With the recent closure of Don Hill’s, and what
seems like the entirety of music venues in the city, are there
any clubs left that still put rock shows on?
There are,
but they are rarer now for sure, and I am probably the wrong
person to ask. I am a Manhattan
girl and many of the clubs are in Brooklyn now. I do go to
Bowery Electric quite a bit to see shows, and Bowery
Ballroom and of course Irving Plaza. I love that
Irving Plaza has survived all these years. Most surviving
venues are larger now, I don’t know any small clubs that feature
bands regularly that aren’t in Brooklyn. Rock and roll isn’t
the music of the 20-something generation anymore, and it seems
like most of the people I see in my neighborhood partying on the
weekends are frat boys and sorority girls who don’t give a shit
what’s playing. You couldn’t get them to watch a band if you
paid them. I’ve been out in clubs where the DJ will play 30
seconds of each song, just blasting through like he’s tuning a
radio because everyone has a short attention span and music
doesn’t mean anything to them. It makes me very sad. I think
L.A.
is probably more loving to it’s rock and rollers right now.
What is next for you? Do you plan on returning to
rock n roll?
I would really like to get my shit together and
get a book out. I don’t think I’ll be returning to rock and
roll, but I’ll be a rock and roller until the day I die.

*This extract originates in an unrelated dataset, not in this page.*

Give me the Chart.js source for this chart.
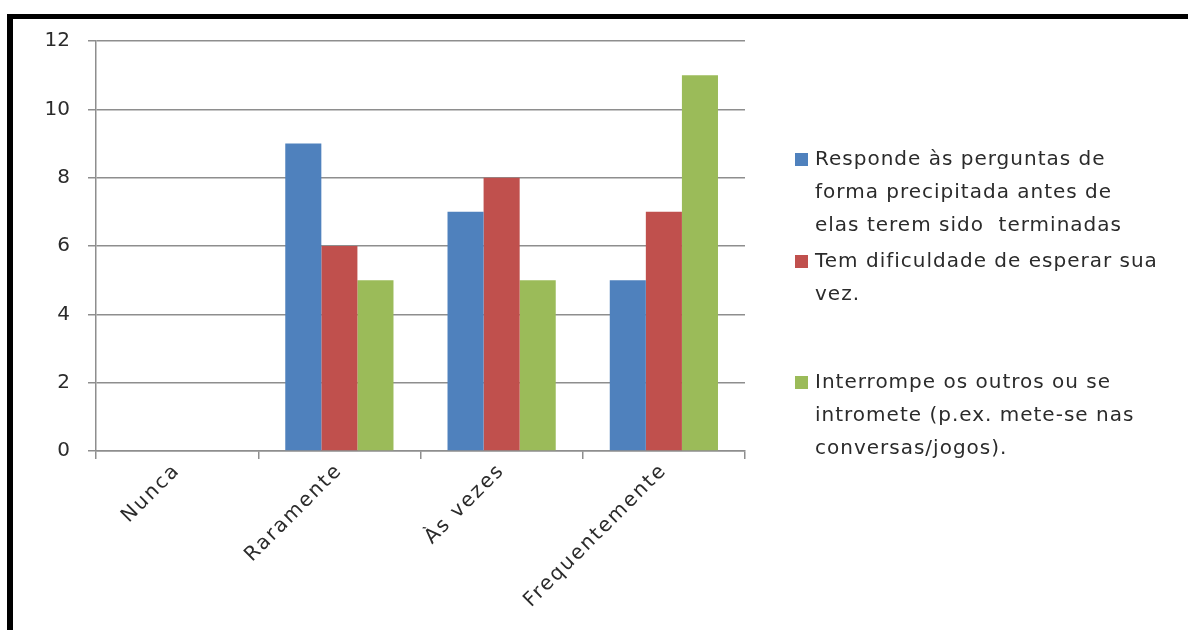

Finally, you are gonna be ship wrecked on a
Desert Island, which three items would you grab from the sinking
ship and why?
Hmm...my guy, because I enjoy his company and he
can carry heavy stuff...a radio, so we have something to listen
to...and a sweatshirt, because I’m always cold. How’s that?
Ha, nice one....Well, I have to say, it’s been an
absolute pleasure chatting with you, and I know there is still a
huge interest in the UK for your band....hopefully, one day,
we’ll get to see you on stage again....until then, you take
care.
Thank you Chris! I’m so happy to hear that there
is still interest. You can chat me any time.